Source records:
• • •

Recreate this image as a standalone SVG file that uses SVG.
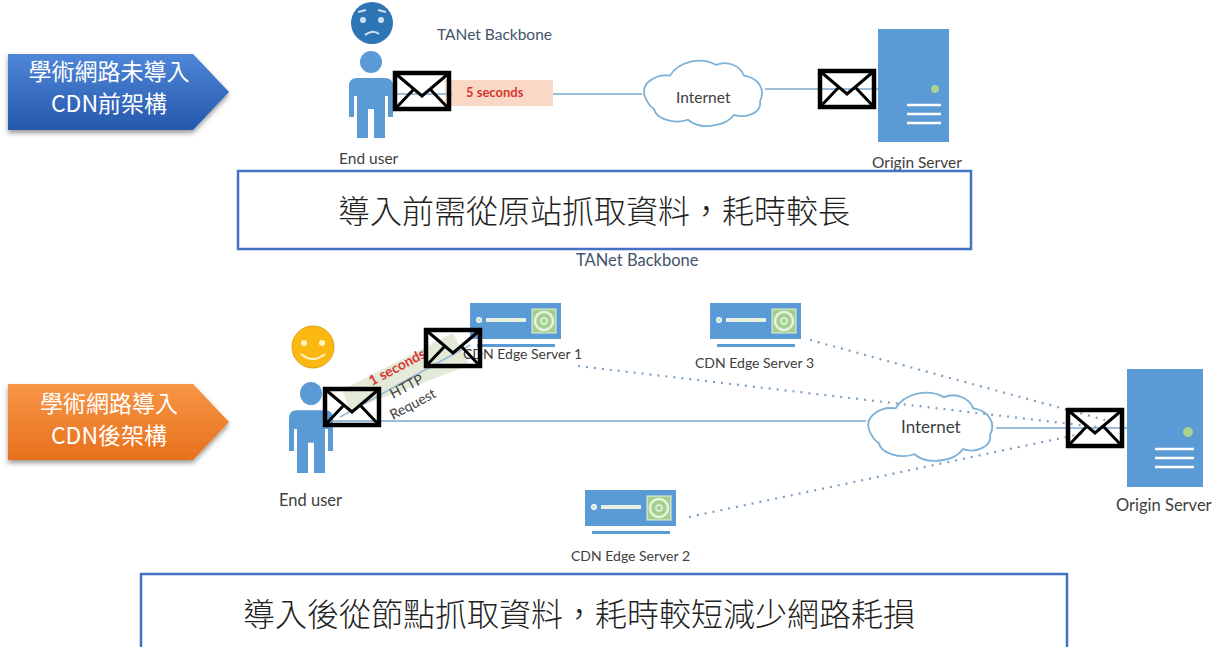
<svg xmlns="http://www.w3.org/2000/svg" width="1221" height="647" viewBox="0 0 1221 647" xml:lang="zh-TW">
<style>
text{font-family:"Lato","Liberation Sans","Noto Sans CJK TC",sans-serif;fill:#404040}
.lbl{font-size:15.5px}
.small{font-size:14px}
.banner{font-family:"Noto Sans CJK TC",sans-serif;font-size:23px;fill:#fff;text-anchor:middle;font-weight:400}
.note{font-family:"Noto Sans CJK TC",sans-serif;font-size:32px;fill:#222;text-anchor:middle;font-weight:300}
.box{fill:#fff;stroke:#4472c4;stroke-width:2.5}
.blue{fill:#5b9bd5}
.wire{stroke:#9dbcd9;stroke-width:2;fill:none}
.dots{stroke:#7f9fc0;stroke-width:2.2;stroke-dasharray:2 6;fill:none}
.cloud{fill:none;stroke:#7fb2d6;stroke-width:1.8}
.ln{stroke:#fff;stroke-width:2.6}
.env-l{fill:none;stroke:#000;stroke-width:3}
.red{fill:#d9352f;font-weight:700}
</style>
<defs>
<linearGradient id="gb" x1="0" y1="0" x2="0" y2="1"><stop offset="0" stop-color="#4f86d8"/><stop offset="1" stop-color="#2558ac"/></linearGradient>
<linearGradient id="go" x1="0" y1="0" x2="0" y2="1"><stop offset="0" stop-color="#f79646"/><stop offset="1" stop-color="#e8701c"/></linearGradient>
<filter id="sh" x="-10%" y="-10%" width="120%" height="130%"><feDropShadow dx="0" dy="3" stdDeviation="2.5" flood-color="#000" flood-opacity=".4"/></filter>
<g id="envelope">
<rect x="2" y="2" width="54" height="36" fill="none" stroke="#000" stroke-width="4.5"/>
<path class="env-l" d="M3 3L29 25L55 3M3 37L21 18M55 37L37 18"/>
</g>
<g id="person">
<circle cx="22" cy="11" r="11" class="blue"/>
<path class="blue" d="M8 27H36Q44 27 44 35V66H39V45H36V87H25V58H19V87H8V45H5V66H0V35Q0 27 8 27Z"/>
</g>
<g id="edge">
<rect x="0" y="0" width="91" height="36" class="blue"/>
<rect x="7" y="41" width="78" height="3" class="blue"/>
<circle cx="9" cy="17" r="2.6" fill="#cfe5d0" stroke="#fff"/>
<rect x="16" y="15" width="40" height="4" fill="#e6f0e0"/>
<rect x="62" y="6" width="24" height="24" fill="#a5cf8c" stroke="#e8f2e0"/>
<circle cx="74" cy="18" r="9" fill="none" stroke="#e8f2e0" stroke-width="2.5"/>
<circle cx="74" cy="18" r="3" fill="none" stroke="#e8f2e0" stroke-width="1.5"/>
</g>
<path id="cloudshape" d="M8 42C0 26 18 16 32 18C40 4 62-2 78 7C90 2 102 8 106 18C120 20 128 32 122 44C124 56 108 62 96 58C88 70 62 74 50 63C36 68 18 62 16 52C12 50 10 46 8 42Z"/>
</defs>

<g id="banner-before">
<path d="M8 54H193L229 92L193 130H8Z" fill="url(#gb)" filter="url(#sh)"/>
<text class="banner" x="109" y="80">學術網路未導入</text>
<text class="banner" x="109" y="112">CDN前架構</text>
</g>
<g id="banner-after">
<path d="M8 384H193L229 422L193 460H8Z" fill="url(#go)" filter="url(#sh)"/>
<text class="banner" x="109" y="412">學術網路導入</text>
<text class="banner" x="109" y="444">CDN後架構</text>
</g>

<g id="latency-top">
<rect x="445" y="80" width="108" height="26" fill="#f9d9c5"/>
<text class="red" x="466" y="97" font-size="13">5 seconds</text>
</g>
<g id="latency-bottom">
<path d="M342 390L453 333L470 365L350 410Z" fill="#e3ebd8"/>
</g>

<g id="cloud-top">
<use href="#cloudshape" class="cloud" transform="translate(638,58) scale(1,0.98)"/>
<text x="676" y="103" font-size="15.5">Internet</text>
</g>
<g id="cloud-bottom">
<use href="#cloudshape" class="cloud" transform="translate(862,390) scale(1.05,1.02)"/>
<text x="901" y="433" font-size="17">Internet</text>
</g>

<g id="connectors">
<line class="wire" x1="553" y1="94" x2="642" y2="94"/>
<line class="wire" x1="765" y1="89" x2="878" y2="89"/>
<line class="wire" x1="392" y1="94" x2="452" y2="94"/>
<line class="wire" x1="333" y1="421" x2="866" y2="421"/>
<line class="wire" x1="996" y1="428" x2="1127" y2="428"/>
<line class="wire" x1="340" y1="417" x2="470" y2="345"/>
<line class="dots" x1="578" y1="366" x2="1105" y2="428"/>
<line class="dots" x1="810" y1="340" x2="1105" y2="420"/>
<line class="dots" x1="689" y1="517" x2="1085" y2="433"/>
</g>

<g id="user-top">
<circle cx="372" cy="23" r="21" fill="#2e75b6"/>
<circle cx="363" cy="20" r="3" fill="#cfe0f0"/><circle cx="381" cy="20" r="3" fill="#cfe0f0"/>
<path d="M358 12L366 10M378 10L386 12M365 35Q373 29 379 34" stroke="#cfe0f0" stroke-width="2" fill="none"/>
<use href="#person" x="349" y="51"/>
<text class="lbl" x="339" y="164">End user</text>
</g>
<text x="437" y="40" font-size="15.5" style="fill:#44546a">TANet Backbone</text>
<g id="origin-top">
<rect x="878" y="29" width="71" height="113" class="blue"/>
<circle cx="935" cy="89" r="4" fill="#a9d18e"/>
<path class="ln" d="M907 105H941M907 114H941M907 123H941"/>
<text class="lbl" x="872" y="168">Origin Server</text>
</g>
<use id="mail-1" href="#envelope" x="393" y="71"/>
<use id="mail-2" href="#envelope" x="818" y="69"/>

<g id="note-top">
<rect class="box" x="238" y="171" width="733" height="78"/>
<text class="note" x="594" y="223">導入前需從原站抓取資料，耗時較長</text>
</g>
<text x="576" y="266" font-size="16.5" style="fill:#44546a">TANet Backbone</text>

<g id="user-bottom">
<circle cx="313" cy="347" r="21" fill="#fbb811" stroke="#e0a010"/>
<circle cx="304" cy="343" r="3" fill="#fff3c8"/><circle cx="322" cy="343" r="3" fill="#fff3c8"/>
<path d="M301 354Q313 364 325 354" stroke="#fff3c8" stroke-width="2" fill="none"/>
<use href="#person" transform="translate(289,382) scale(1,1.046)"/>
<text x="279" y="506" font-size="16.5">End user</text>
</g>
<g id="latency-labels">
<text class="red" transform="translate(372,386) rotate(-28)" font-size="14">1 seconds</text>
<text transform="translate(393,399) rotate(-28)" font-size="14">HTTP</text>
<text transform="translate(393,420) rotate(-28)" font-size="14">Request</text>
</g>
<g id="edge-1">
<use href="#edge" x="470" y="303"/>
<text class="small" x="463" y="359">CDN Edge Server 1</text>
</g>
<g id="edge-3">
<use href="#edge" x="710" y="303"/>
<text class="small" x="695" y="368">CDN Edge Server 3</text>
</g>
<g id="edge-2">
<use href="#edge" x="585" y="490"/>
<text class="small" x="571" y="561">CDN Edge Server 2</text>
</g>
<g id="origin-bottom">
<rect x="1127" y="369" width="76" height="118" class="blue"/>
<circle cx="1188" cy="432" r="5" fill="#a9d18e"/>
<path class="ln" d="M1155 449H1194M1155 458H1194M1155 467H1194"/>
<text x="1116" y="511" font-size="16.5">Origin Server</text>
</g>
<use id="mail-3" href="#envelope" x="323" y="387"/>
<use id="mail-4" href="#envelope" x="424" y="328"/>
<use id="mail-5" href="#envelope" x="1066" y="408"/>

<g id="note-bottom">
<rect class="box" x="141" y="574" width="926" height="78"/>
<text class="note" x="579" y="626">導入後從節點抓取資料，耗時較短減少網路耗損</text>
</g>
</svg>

• • •

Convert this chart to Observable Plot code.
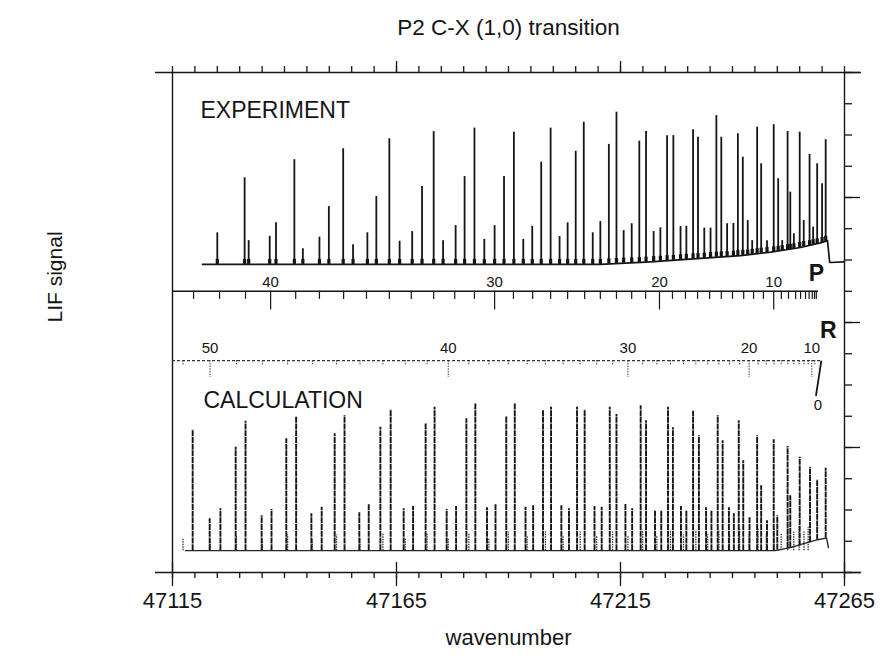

• • •

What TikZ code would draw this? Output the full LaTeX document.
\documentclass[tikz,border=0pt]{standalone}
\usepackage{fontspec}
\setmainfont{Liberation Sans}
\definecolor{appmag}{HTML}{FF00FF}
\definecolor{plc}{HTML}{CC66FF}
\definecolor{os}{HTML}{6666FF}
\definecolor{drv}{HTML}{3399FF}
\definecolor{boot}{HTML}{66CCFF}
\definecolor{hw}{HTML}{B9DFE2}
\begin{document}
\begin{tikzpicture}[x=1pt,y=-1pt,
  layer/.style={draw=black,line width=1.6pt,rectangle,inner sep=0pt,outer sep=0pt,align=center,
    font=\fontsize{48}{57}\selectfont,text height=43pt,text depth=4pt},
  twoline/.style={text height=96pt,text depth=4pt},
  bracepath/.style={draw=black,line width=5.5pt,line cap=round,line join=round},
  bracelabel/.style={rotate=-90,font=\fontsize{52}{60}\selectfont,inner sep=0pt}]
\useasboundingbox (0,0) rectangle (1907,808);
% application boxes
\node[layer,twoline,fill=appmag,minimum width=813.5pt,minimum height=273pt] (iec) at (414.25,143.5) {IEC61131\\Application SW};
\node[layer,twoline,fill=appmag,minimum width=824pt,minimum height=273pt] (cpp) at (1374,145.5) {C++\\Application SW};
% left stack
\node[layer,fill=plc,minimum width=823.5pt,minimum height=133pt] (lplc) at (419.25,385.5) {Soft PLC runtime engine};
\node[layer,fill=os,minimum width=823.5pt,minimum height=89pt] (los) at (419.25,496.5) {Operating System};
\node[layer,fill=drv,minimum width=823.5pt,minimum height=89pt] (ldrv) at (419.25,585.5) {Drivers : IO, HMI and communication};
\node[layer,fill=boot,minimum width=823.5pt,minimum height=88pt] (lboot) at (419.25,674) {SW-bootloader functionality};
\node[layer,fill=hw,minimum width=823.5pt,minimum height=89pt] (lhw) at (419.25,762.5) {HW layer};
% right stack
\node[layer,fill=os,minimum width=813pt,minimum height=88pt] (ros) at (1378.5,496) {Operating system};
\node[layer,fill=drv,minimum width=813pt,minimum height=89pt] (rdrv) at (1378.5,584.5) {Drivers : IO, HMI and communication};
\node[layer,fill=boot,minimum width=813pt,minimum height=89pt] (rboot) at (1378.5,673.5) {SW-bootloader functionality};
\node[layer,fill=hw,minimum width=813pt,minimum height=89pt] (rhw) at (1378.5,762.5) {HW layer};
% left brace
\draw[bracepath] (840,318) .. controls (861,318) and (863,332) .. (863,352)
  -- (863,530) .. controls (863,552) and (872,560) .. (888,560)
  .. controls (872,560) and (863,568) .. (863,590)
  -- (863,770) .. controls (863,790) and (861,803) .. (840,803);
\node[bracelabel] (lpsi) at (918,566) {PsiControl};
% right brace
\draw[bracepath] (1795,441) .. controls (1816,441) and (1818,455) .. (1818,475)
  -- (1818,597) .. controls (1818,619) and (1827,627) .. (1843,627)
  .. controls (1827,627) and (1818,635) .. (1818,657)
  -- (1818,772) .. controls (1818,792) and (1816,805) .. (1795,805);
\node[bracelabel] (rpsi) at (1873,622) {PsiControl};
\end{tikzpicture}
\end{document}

• • •

Instructions for the task: Only the number is wanted: how many lines in the entries above contain the string "standalone"?

Exercise response: 2